Politics and Pedagogy in the "Post-Truth" Era: Insurgent Philosophy and Praxis by Derek R. Ford
Review by Shantam Goyal, University at Buffalo
For Students
Running through the book is the well-stated difference between learning and study. For Ford, learning reaffirms our subjection to the state (p. 23), while study, in its potentiality or im-potentiality, is ongoing and without the necessity of "measurable outcomes" (p. 32). This he makes clear in the first chapter, "Studying in the Party." He continues into the second chapter, "In and Out of the Gap," by tracing a similar differentiation between truth and correctness. The truth is neutral while the correct is determined from a class perspective, and it is this differentiation that becomes the arena of collective political struggle. The slogans of a collectivity always assert a new reality which is "to be proven through struggle, vindicated through force" (p. 53). The potentiality of such a struggle is, however, compromised by the university compelling us to be the "perpetually indebted lifelong learner" (p. 59). This rhythm of futurity, which determines the student's life, Ford seems to suggest, is the result of a higher education geared toward a specific end or utility, that of realizing one's potential, which is predetermined within the ambit of capitalism.
The magic and uncertainty of imagination is a substitute for this utility, and for students, study, as opposed to learning, can pull them out of the repetitive indebtedness to the future. In Ford's third chapter, "The Sinthomostudier," he expands on this idea of endless and end-less studying using a term drawing on sinthomosexuality, which stands for sexuality which is non-heterosexual, non-reproductive, and non-utilitarian for the future of humanity. In this dexterous argument, Ford uses the example of student debt to demonstrate how learning becomes sense-making of the self for an always elusive futurity, without jouissance. On the other hand, sex as an encounter with non-knowledge makes us "transition from a sense of self to a nonsense of self," and allows us to go "beyond the symbolic and toward the Real" (pp. 66–67). A form of study molded on this idea would not disrupt capitalism straightaway but will create the possibility of political action because it embraces uncertainty, moving away from the urge to constantly seek sense and knowledge. This moment of what Ford terms "queer communist study" does not have to be resolved, but seized upon.

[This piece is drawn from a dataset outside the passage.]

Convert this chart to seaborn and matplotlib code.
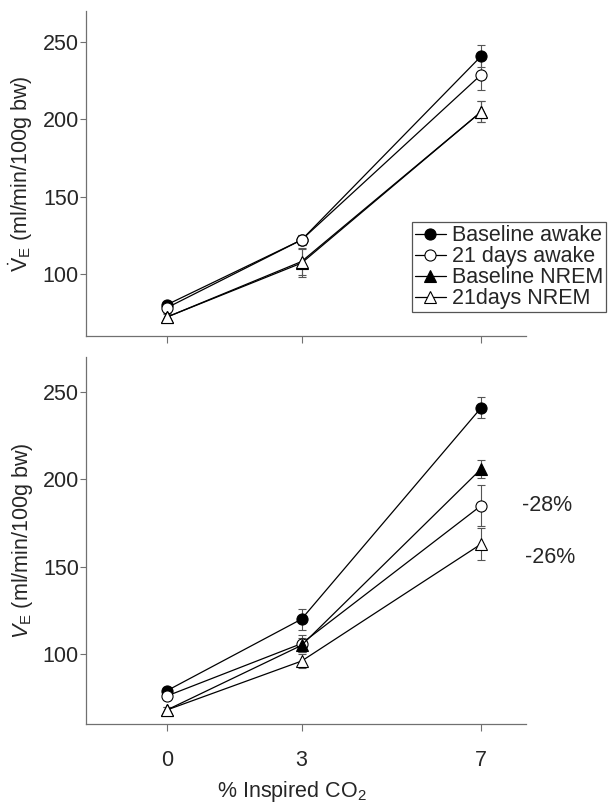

In moving away from learning something in a practically applicable way, and toward non-sense, we desubjectify ourselves and become more amenable to be part of a collectivity (p. 68).
As is characteristic of Ford's writing, this idea of collectivity is grounded in examples and is explicated not as conceptual wordplay but rather as a realizable possibility. The affective charge of the idea still does not devolve into zombie intellectualism, but does take on the spirit of a manifesto, as it moves from concepts to precepts and from the student's helplessness to the hope engendered by communist study.